__EXERCISE DESCRIPTION__. Take the listing from its first line through the line that contains "const LABEL_R = 150;" and please retype those lines exactly, leaving out the pictures.
═════ MATERIAL FOR THIS TASK ═════
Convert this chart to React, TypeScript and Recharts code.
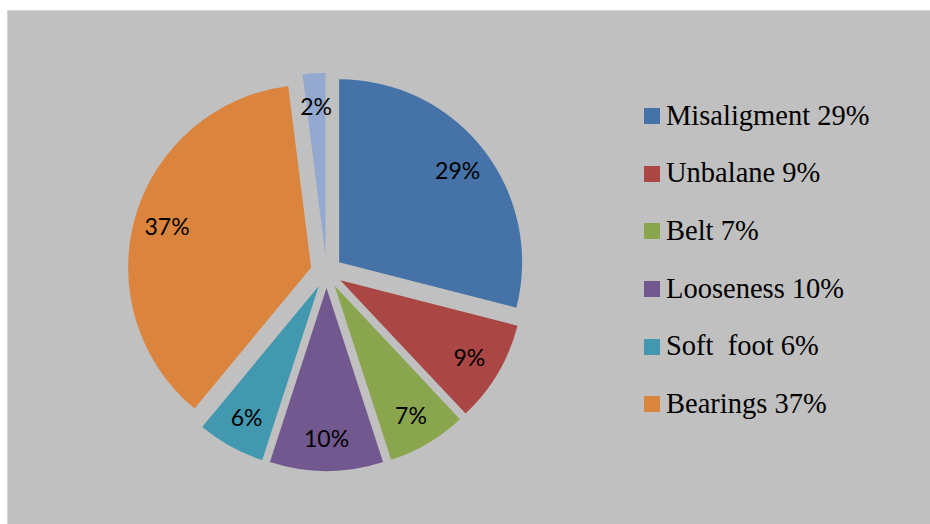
import React from "react";
import { Legend, Pie, PieChart, Sector } from "recharts";

const causes = ["Misaligment", "Unbalane", "Belt", "Looseness", "Soft  foot", "Bearings", ""];
const shares = [29, 9, 7, 10, 6, 37, 2];
const colors = ["#4572a7", "#aa4643", "#89a54e", "#71588f", "#4198af", "#db843d", "#93a9cf"];

const data = causes.map((name, i) => ({ name, share: shares[i] }));

const RADIAN = Math.PI / 180;
const EXPLODE = 16;
const LABEL_R = 150;

function ExplodedSlice(props: any) {
  const { cx, cy, midAngle, startAngle, endAngle, outerRadius, index, share } = props;
  const dx = Math.cos(-midAngle * RADIAN);
  const dy = Math.sin(-midAngle * RADIAN);
  const ox = cx + EXPLODE * dx;
  const oy = cy + EXPLODE * dy;
  return (
    <g>
      <Sector
        cx={ox}
        cy={oy}
        innerRadius={0}
        outerRadius={outerRadius}
        startAngle={startAngle}
        endAngle={endAngle}
        fill={colors[index]}
        stroke="none"
      />
      <text
        x={ox + LABEL_R * dx}
        y={oy + LABEL_R * dy}
        textAnchor="middle"
        dominantBaseline="central"
        fontFamily="Lato, 'Open Sans', sans-serif"
        fontSize={23}
        fill="#000"
      >
        {share}%
      </text>
    </g>
  );
}

// legend keeps the data order and skips the unnamed 2% slice
function LegendList(props: any) {
  const items = (props.payload || [])
    .filter((p: any) => p.value)
    .map((p: any) => ({ p, idx: causes.indexOf(p.value) }))
    .sort((a: any, b: any) => a.idx - b.idx);
  return (
    <div>
      {items.map(({ p, idx }: any) => (
        <div
          key={idx}
          style={{ display: "flex", alignItems: "center", height: 57.7 }}
        >
          <span
            style={{
              width: 16,
              height: 16,
              background: colors[idx],
              marginRight: 6,
              flexShrink: 0,
            }}
          />
          <span
            style={{
              fontFamily: "'Liberation Serif', 'Times New Roman', serif",
              fontSize: 28.5,
              lineHeight: 1,
              whiteSpace: "pre",
              color: "#000",
            }}
          >
            {p.value} {shares[idx]}%
          </span>
        </div>
      ))}
    </div>
  );
}

export default function App() {
  return (
    <div
      style={{
        position: "absolute",
        left: 0,
        top: 0,
        width: 930,
        height: 524,
        background: "#fff",
      }}
    >
      <div
        style={{
          position: "absolute",
          left: 7,
          top: 10,
          width: 923,
          height: 514,
          background: "#c0c0c0",
          borderTop: "1px solid #d4d4d4",
          borderLeft: "1px solid #d4d4d4",
          boxSizing: "border-box",
        }}
      >
        <PieChart width={922} height={513} margin={{ top: 0, right: 0, bottom: 0, left: 0 }}>
          <Pie
            data={data}
            dataKey="share"
            nameKey="name"
            cx={318.5}
            cy={261}
            outerRadius={183}
            startAngle={90}
            endAngle={-270}
            fill="transparent"
            stroke="none"
            labelLine={false}
            label={ExplodedSlice}
            isAnimationActive={false}
          />
          <Legend
            layout="vertical"
            align="right"
            verticalAlign="top"
            content={LegendList}
            wrapperStyle={{ left: 636, top: 76, right: "auto", width: 280 }}
          />
        </PieChart>
      </div>
    </div>
  );
}
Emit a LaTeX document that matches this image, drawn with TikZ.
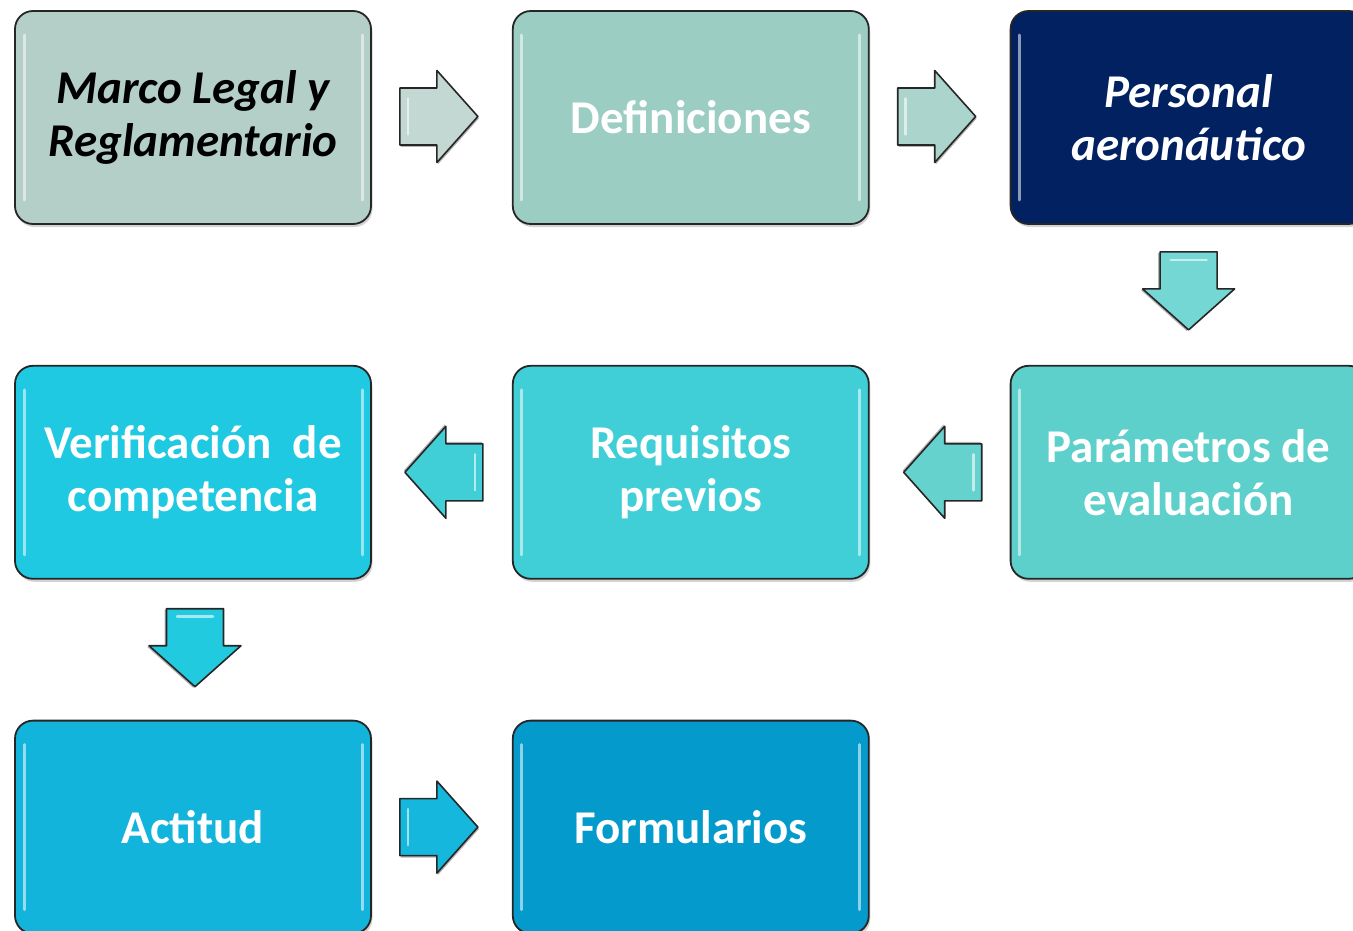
\documentclass[tikz,border=0pt]{standalone}
\usepackage{fontspec}
\setmainfont{Carlito}
\usetikzlibrary{positioning, shadows, calc}

\definecolor{legalgray}{HTML}{B4CEC8}
\definecolor{defteal}{HTML}{9BCDC3}
\definecolor{staffnavy}{HTML}{022160}
\definecolor{paramcyan}{HTML}{5DD0CB}
\definecolor{reqcyan}{HTML}{41CFD7}
\definecolor{verifcyan}{HTML}{1FC9E1}
\definecolor{attblue}{HTML}{13B4DB}
\definecolor{formblue}{HTML}{049BCC}

\begin{document}
\begin{tikzpicture}[
            x=1pt, y=1pt,
            node distance=140pt and 140pt,
            box/.style={rectangle, draw=black!85, line width=1.8pt, rounded corners=18pt,
                    minimum width=356pt, minimum height=213pt, align=center, text=white,
                    font=\fontsize{47}{53}\selectfont\bfseries,
                    drop shadow={shadow xshift=1.5pt, shadow yshift=-3pt, opacity=0.35},
                    path picture={
                        \draw[white, opacity=0.55, line width=3pt, line cap=round]
                        ($(path picture bounding box.north west)+(9pt,-24pt)$) -- ($(path picture bounding box.south west)+(9pt,24pt)$)
                        ($(path picture bounding box.north east)+(-9pt,-24pt)$) -- ($(path picture bounding box.south east)+(-9pt,24pt)$);}},
            slanted/.style={font=\fontsize{47}{53}\selectfont\bfseries\itshape},
            blockarrow/.pic={
                \fill[black, opacity=0.3, shift={(1,-2)}] (-39,-28.5) -- (-2,-28.5) -- (-2,-46) -- (39,0)
                    -- (-2,46) -- (-2,28.5) -- (-39,28.5) -- cycle;
                \path[pic actions, draw=black!85, line width=1.6pt, line join=round]
                    (-39,-28.5) -- (-2,-28.5) -- (-2,-46) -- (39,0)
                    -- (-2,46) -- (-2,28.5) -- (-39,28.5) -- cycle;
                \draw[white, opacity=0.6, line width=2.5pt, line cap=round] (-31,-18) -- (-31,18);},
            ]

            \useasboundingbox (0,0) rectangle (1353,-931);

            % boxes
            \node[box, slanted, fill=legalgray, text=black] (legal) at (193,-117.5) {Marco Legal y\\Reglamentario};
            \node[box, fill=defteal, right=of legal] (defs) {Definiciones};
            \node[box, slanted, fill=staffnavy, right=of defs] (staff) {Personal\\aeronáutico};
            \node[box, fill=paramcyan, below=of staff] (params) {Parámetros de\\evaluación};
            \node[box, fill=reqcyan, left=of params] (reqs) {Requisitos\\previos};
            \node[box, fill=verifcyan, left=of reqs] (verif) {Verificación~~de\\competencia};
            \node[box, fill=attblue, below=of verif] (attitude) {Actitud};
            \node[box, fill=formblue, right=of attitude] (forms) {Formularios};

            % block arrows
            \pic[fill=legalgray!80!white] at ($(legal.east)!0.5!(defs.west)+(-3,1)$) {blockarrow};
            \pic[fill=defteal!85!white] at ($(defs.east)!0.5!(staff.west)+(-3,1)$) {blockarrow};
            \pic[fill=paramcyan!85!white, rotate=-90] at ($(staff.south)!0.5!(params.north)+(0,4)$) {blockarrow};
            \pic[fill=paramcyan!95!white, rotate=180] at ($(params.west)!0.5!(reqs.east)+(3,0)$) {blockarrow};
            \pic[fill=reqcyan, rotate=180] at ($(reqs.west)!0.5!(verif.east)+(2,0)$) {blockarrow};
            \pic[fill=verifcyan!90!reqcyan, rotate=-90] at ($(verif.south)!0.5!(attitude.north)+(2,2)$) {blockarrow};
            \pic[fill=attblue!85!verifcyan] at ($(attitude.east)!0.5!(forms.west)+(-3,0)$) {blockarrow};

        \end{tikzpicture}
\end{document}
═════
__SOLUTION FOR THIS PROBLEM__.
Convert this chart to React, TypeScript and Recharts code.
import React from "react";
import { Legend, Pie, PieChart, Sector } from "recharts";

const causes = ["Misaligment", "Unbalane", "Belt", "Looseness", "Soft  foot", "Bearings", ""];
const shares = [29, 9, 7, 10, 6, 37, 2];
const colors = ["#4572a7", "#aa4643", "#89a54e", "#71588f", "#4198af", "#db843d", "#93a9cf"];

const data = causes.map((name, i) => ({ name, share: shares[i] }));

const RADIAN = Math.PI / 180;
const EXPLODE = 16;
const LABEL_R = 150;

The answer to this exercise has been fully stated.